December 7 2013 Latest news:
Wednesday, October 23, 2013
A paramedic has been cleared of misconduct at the end of a three day hearing that analysed her response to a fatal collison near Thetford.
Fiona Turner denied accusations of lack of competence and that her fitness to practice was impaired during an incident two years ago where she was the first East of England Ambulance Service medic at the scene of a two car head-on collision.
The paramedic was accused by the Health and Care Professions Council (HCPC) of misconduct by not carrying out basic checks on 27-year-old Catherine Barton following the crash on August 5, 2011 near Thetford Golf Club.
However, an independent panel today cleared Miss Turner of misconduct.
The panel found three allegations proven, which were that the paramedic did not attempt to cardiac monitor the patient, that she did not start resuscitation of Miss Barton until she was in an ambulance and that she did not request back up from a manager, doctor or critical care professional.
However, the panel said the findings did not amount to misconduct or justify finding her practice impaired.
Miss Turner was accused of failing to recognise the time criticality and deterioration of Miss Barton and accused of not ordering the removal of the patient quick enough. Miss Barton died at 12.22am after being trapped in her Ford Ka for more than 90 minutes.
The HCPC also said that the paramedic did not organise and prioritise resources on the scene as the lead paramedic and did not manage the scene in a timely manner. However, the panel found those allegations not proven.
Ray Pattison, chairman of the panel, said: “The panel has concluded that not monitoring Patient A [Catherine Barton] by using a cardiac monitor did fall below the standard expected of a registered paramedic. However, in the context of the other monitoring undertaken, the panel does not consider that it is misconduct sufficiently serious to justify a finding of impairment.”
“The panel does not consider the fact that Miss Turner did not request backup from a doctor or critical care professional to amount to misconduct. This is because the panel consider that it is reasonable to rely on the fact that she knew the police had requested a doctor and she was not to know that the control room would not act on the police request.”
The hearing heard from firefighters on the scene who claimed that Miss Turner had not monitored the patient. However, the panel said the firefighters either misinterpreted what they saw or did not see the monitoring because of the nature of the incident.
Kate Annand, representing Miss Turner, said the medic was doing the best she could under extreme pressure as the only paramedic on scene with three time-critical patients.
She added that Miss Turner had monitored the patient and had begun removing her from the car once enough ambulances were on scene. She was also told by a police office that a doctor had been requested.
“She was trying very hard to meet many needs with a lack of resources. This one event is not representative of her normal practice and not a fair sample of her work.
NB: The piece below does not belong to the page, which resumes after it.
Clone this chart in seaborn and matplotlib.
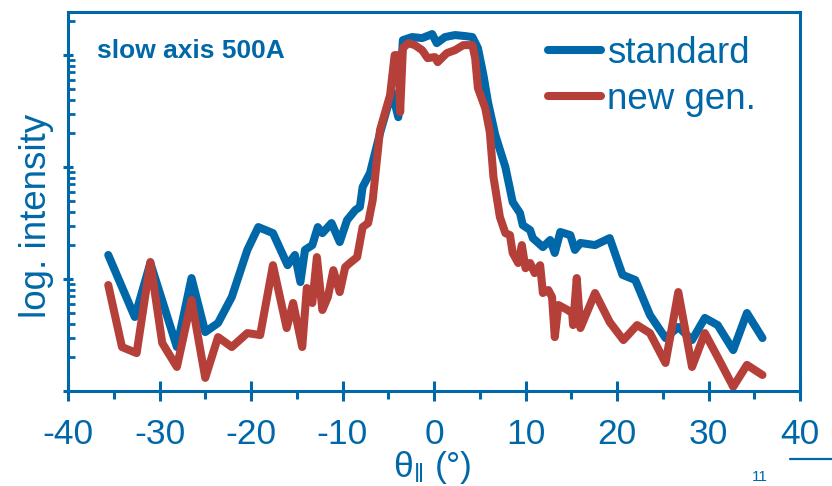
import numpy as np
import pandas as pd
import matplotlib
matplotlib.use("Agg")
import matplotlib.pyplot as plt
import seaborn as sns
from matplotlib.ticker import MultipleLocator, LogLocator, NullFormatter
from matplotlib.lines import Line2D

# ---- data ----
theta_std = [-35.6, -32.7, -31.0, -28.1, -26.5, -25.0, -23.6, -22.1, -20.4, -19.2,
             -17.6, -16.0, -15.2, -14.6, -14.1, -13.3, -12.7, -12.2, -11.2, -10.3,
             -9.5, -8.6, -8.1, -7.8, -7.0, -5.9, -4.6, -3.9, -3.4, -2.4,
             -1.3, -0.2, 0.3, 1.2, 2.3, 3.4, 4.2, 4.8, 5.4, 5.9,
             6.7, 7.8, 8.6, 9.4, 9.7, 10.5, 10.8, 11.9, 12.7, 13.2,
             13.8, 14.9, 15.4, 16.0, 17.6, 19.2, 20.6, 22.0, 23.6, 25.3,
             26.7, 28.2, 29.6, 31.0, 32.7, 34.2, 35.9]
int_std = [16.4, 4.58, 13.9, 2.47, 10.2, 3.36, 4.05, 6.91, 18.2, 29.1,
           25.7, 13.3, 16.4, 9.4, 18.2, 20.1, 29.1, 25.7, 31.6, 21.4,
           33.6, 41.3, 44.0, 66.3, 88.4, 201, 468, 279, 1361, 1449,
           1419, 1541, 1279, 1449, 1510, 1479, 1449, 1155, 663, 380,
           193, 100, 48.7, 38.8, 30.3, 27.4, 23.2, 19.3, 22.3, 17.1,
           26.3, 24.7, 18.2, 21.0, 20.1, 23.2, 10.9, 9.8, 4.77, 2.97,
           3.73, 2.85, 4.49, 3.88, 2.32, 4.97, 2.97]

theta_new = [-35.6, -34.1, -32.5, -31.0, -29.7, -28.1, -26.5, -25.0, -23.6, -22.1,
             -20.4, -19.0, -17.6, -16.1, -15.4, -14.4, -13.9, -13.3, -12.8, -12.2,
             -11.6, -11.0, -10.3, -9.7, -9.2, -8.4, -7.8, -7.2, -6.7, -5.9,
             -4.8, -4.3, -3.9, -3.7, -3.4, -2.8, -2.1, -1.3, -0.7, 0.1,
             0.4, 1.4, 2.3, 3.2, 4.2, 4.5, 4.8, 5.6, 6.1, 6.5,
             7.2, 7.8, 8.3, 8.6, 9.2, 9.6, 10.0, 10.5, 11.0, 11.6,
             11.9, 12.5, 12.9, 13.2, 13.6, 14.6, 15.1, 15.2, 15.6, 16.0,
             17.6, 19.2, 20.7, 22.2, 23.6, 25.3, 26.7, 28.2, 29.6, 31.0,
             32.7, 34.2, 35.9]
int_new = [8.84, 2.47, 2.18, 14.2, 2.68, 1.64, 6.5, 1.31, 3.03, 2.47,
           3.29, 3.16, 13.3, 3.65, 6.11, 2.47, 8.31, 6.11, 15.7, 5.29,
           6.91, 12.0, 7.65, 12.8, 13.9, 15.7, 29.1, 31.6, 50.7, 214,
           439, 1000, 1000, 310, 1155, 1279, 1228, 1108, 940, 960,
           866, 1042, 1108, 1228, 1228, 940, 507, 336, 205, 81.4,
           35.8, 25.7, 24.7, 17.1, 13.9, 20.1, 12.5, 13.9, 11.3, 13.3,
           7.5, 7.97, 6.91, 3.03, 5.86, 5.29, 4.97, 3.88, 10.2, 3.65,
           7.5, 4.13, 2.85, 3.88, 3.29, 1.78, 7.65, 1.64, 3.29, 2.01,
           1.09, 1.71, 1.39]

series_names = ["standard", "new gen."]
x_ticks = [-40, -30, -20, -10, 0, 10, 20, 30, 40]
title_text = "slow axis 500A"

BLUE = "#0068A8"
RED = "#B5403A"

df = pd.concat([
    pd.DataFrame({"theta": theta_std, "intensity": int_std, "series": series_names[0]}),
    pd.DataFrame({"theta": theta_new, "intensity": int_new, "series": series_names[1]}),
], ignore_index=True)

sns.set_style("ticks")
plt.rcParams["font.family"] = ["Liberation Sans", "DejaVu Sans"]
plt.rcParams["mathtext.fontset"] = "custom"
plt.rcParams["mathtext.rm"] = "Liberation Sans"
plt.rcParams["mathtext.it"] = "Liberation Sans"
plt.rcParams["mathtext.fallback"] = "stixsans"

fig = plt.figure(figsize=(8.32, 4.86), dpi=100)
ax = fig.add_axes([68 / 832, 1 - 391 / 486, 732 / 832, 379 / 486])

sns.lineplot(data=df, x="theta", y="intensity", hue="series", hue_order=series_names,
             palette=[BLUE, RED], sort=False, estimator=None, linewidth=5.8,
             ax=ax, legend=True)
for ln in ax.get_lines():
    ln.set_solid_joinstyle("round")
    ln.set_solid_capstyle("round")

ax.set_yscale("log")
ax.set_xlim(-40, 40)
ax.set_ylim(1, 10 ** 3.385)

ax.xaxis.set_major_locator(MultipleLocator(10))
ax.xaxis.set_minor_locator(MultipleLocator(5))
ax.set_xticks(x_ticks)
ax.set_xticklabels([str(v) for v in x_ticks])
ax.yaxis.set_major_locator(LogLocator(base=10, numticks=10))
ax.yaxis.set_minor_locator(LogLocator(base=10, subs=np.arange(2, 10), numticks=10))
ax.yaxis.set_major_formatter(NullFormatter())
ax.yaxis.set_minor_formatter(NullFormatter())

for sp in ax.spines.values():
    sp.set_visible(True)
    sp.set_color(BLUE)
    sp.set_linewidth(2.2)

ax.tick_params(axis="both", which="both", bottom=True, left=True, top=False, right=False)
ax.tick_params(axis="x", which="major", direction="inout", length=14.5, width=2.2,
               color=BLUE, labelcolor=BLUE, labelsize=25.5, pad=12)
ax.tick_params(axis="x", which="minor", direction="out", length=5.5, width=2.2, color=BLUE)
ax.tick_params(axis="y", which="major", direction="inout", length=7.5, width=2.2, color=BLUE)
ax.tick_params(axis="y", which="minor", direction="in", length=5, width=2.0, color=BLUE)

ax.set_xlabel(r"$\mathrm{θ}_{\Vert}$ (°)", fontsize=25.5, color=BLUE)
ax.xaxis.set_label_coords(0.497, -0.153)
ax.set_ylabel("log. intensity", fontsize=26.5, color=BLUE)
ax.yaxis.set_label_coords(-0.019, 0.462)

ax.text(29 / 732, (391 - 51) / 379, title_text, transform=ax.transAxes,
        fontsize=19, fontweight="bold", color=BLUE, va="center", ha="left")

handles = [Line2D([], [], color=BLUE, lw=5.8), Line2D([], [], color=RED, lw=5.8)]
leg = ax.legend(handles, series_names, loc="upper left",
                bbox_to_anchor=((548 - 68) / 732, (391 - 36) / 379),
                frameon=False, fontsize=26.5, handlelength=1.45, handletextpad=0.15,
                labelspacing=0.3, borderaxespad=0, borderpad=0)
for t in leg.get_texts():
    t.set_color(BLUE)

fig.add_artist(Line2D([790 / 832, 1.0], [1 - 459 / 486, 1 - 459 / 486],
                      transform=fig.transFigure, color=BLUE, lw=1.6))
fig.text(752 / 832, 1 - 484 / 486, "11", fontsize=11, color=BLUE, va="bottom", ha="left")

fig.savefig("out.png", dpi=100)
A former line manager for seven years has described her as having a very high standard of work and pays special attention to detail.”
“The last two years have been difficult and challenging,” she said.
The conduct and competence committee was told that Miss Turner, who has worked for a private ambulance firm for six months, had gone on a number of self-funded training courses to improve her knowledge and skills following the incident.